Starting Off Strong
A fresh breeze is always relaxing after a long morning of chores, and the sound of laughter and sight of smiles creates a shine that brightens the farm even on one of the more cloudy days of the week. Our four rockstar crew leaders Fatou, Jolie, Tara and Paula arrived on the farm this week to begin familiarizing themselves with their new positions for the summer, and I had the opportunity to meet all of them and learn how I can best support them. The crew leaders and staff spent the week running through the various types of morning chores, taking on new responsibilities and getting more and more excited for what this program will bring them. The staff’s continuous support for the program’s implementation can’t go unnoticed, from Lechandre’s delicious meals to Liz’s leadership on the field and everyone’s teamwork makes this year’s summer program another great start towards success for everyone whom the program interacts with.
Learning to Do
One of the biggest components for leadership training is learning the best way to engage with everyone, the land, and becoming comfortable with all of the responsibilities and the systems in place for this program to run smoothly.
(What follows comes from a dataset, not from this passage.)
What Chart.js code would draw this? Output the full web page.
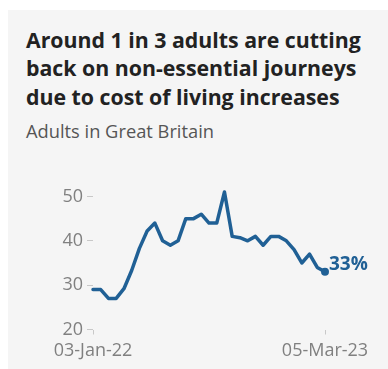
<!DOCTYPE html>
<html>
<head>
<meta charset="utf-8">
<script src="https://cdn.jsdelivr.net/npm/chart.js@4"></script>
<style>
  html, body { margin:0; padding:0; background:#ffffff; width:388px; height:369px; overflow:hidden; }
  #card { position:absolute; left:8px; top:10px; right:0; bottom:0; background:#f5f5f5; }
  #title { position:absolute; left:26px; top:26px; font-family:"Open Sans", sans-serif; font-weight:700; font-size:21.3px; line-height:28.3px; color:#222222; white-space:nowrap; }
  #subtitle { position:absolute; left:26px; top:120px; font-family:"Open Sans", sans-serif; font-size:18.3px; line-height:22px; color:#555555; white-space:nowrap; }
  #wrap { position:absolute; left:0; top:0; width:388px; height:369px; }
</style>
</head>
<body>
<div id="card"></div>
<div id="title">Around 1 in 3 adults are cutting<br>back on non-essential journeys<br>due to cost of living increases</div>
<div id="subtitle">Adults in Great Britain</div>
<div id="wrap"><canvas id="c" width="388" height="369"></canvas></div>
<script>
const categories = ['03-Jan-22','17-Jan-22','31-Jan-22','14-Feb-22','28-Feb-22','14-Mar-22','28-Mar-22','11-Apr-22','25-Apr-22','09-May-22','23-May-22','06-Jun-22','20-Jun-22','04-Jul-22','18-Jul-22','01-Aug-22','15-Aug-22','29-Aug-22','12-Sep-22','26-Sep-22','10-Oct-22','24-Oct-22','07-Nov-22','21-Nov-22','05-Dec-22','19-Dec-22','02-Jan-23','16-Jan-23','30-Jan-23','13-Feb-23','05-Mar-23'];
const values = [29,29,27,27,29.2,33.3,38.3,42.2,44,40,39,40,45,45,46,44,44,51,41,40.7,40,41,39,41,41,40,38,35,37,34,33];
const yTicks = [20,30,40,50];
const xTickLabels = ['03-Jan-22','05-Mar-23'];
const endLabel = '33%';

const lastIdx = values.length - 1;
const blue = '#206095';

const endLabelPlugin = {
  id: 'endLabel',
  afterDatasetsDraw(chart) {
    const meta = chart.getDatasetMeta(0);
    const pt = meta.data[lastIdx];
    const ctx = chart.ctx;
    ctx.save();
    ctx.font = '700 19px "Open Sans", sans-serif';
    ctx.fillStyle = blue;
    ctx.textAlign = 'left';
    ctx.textBaseline = 'middle';
    ctx.fillText(endLabel, pt.x + 4, pt.y - 7);
    ctx.restore();
  }
};

new Chart(document.getElementById('c'), {
  type: 'line',
  data: {
    labels: categories,
    datasets: [{
      data: values,
      borderColor: blue,
      backgroundColor: blue,
      borderWidth: 3.5,
      tension: 0,
      borderJoinStyle: 'round',
      borderCapStyle: 'round',
      pointRadius: c => c.dataIndex === lastIdx ? 4 : 0,
      pointHoverRadius: 0,
      pointBackgroundColor: blue,
      pointBorderWidth: 0
    }]
  },
  options: {
    responsive: false,
    animation: false,
    events: [],
    layout: { padding: { top: 174.3, right: 63, left: 0, bottom: 0 } },
    plugins: { legend: { display: false }, tooltip: { enabled: false } },
    scales: {
      x: {
        type: 'category',
        offset: false,
        border: { display: false },
        grid: { display: true, drawOnChartArea: false, drawTicks: true, tickLength: 5, color: '#c8c8c8', lineWidth: 1 },
        ticks: {
          autoSkip: false, maxRotation: 0, padding: 6,
          color: '#808080',
          font: { family: '"Open Sans", sans-serif', size: 18 },
          callback: function(v) { const l = this.getLabelForValue(v); return xTickLabels.includes(l) ? l : ''; }
        },
        afterBuildTicks: s => { s.ticks = s.ticks.filter(t => xTickLabels.includes(categories[t.value])); },
        afterFit: s => { s.height = 39.5; }
      },
      y: {
        min: 20, max: 55,
        border: { display: false },
        grid: { display: true, drawOnChartArea: false, drawTicks: true, tickLength: 6, color: '#c8c8c8', lineWidth: 1 },
        ticks: {
          padding: 4,
          color: '#808080',
          font: { family: '"Open Sans", sans-serif', size: 18 }
        },
        afterBuildTicks: s => { s.ticks = yTicks.map(v => ({ value: v })); },
        afterFit: s => { s.width = 93; }
      }
    }
  },
  plugins: [endLabelPlugin]
});
</script>
</body>
</html>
I’ve come to recognize the levels to learning at the Youth Farm Project, where some are more simple like recognizing all the food being grown in the different spots on the land or learning types of farm tools and practices, to others that require a bit more imagination, such as learning how to engage everyone on the farm so that they know how to enjoy themselves while still contributing to our mission. An aspect of this that I saw stood out was watching a leadership training exercise for our crew leaders, where they were given certain scenarios they might encounter on the job and had to figure out the best way to approach these situations. All of their responses came from a place of respect and in the best interest of everyone involved, demonstrating that our leaders understand their roles as mediators, listeners, and mentors, knowing that they will set the standard for positive and meaningful interactions with their fellow crew members and staff. As someone who is observing these interactions, I’m happy to report that I have 100% faith in our crew leaders in serving to the best of their ability, ensuring they are not overworking themselves while still managing to fulfill their duties as role models on the farm. I look forward to watching these lovely people grow into strong leaders for our program, and want to do everything I can to make sure all of their needs are met.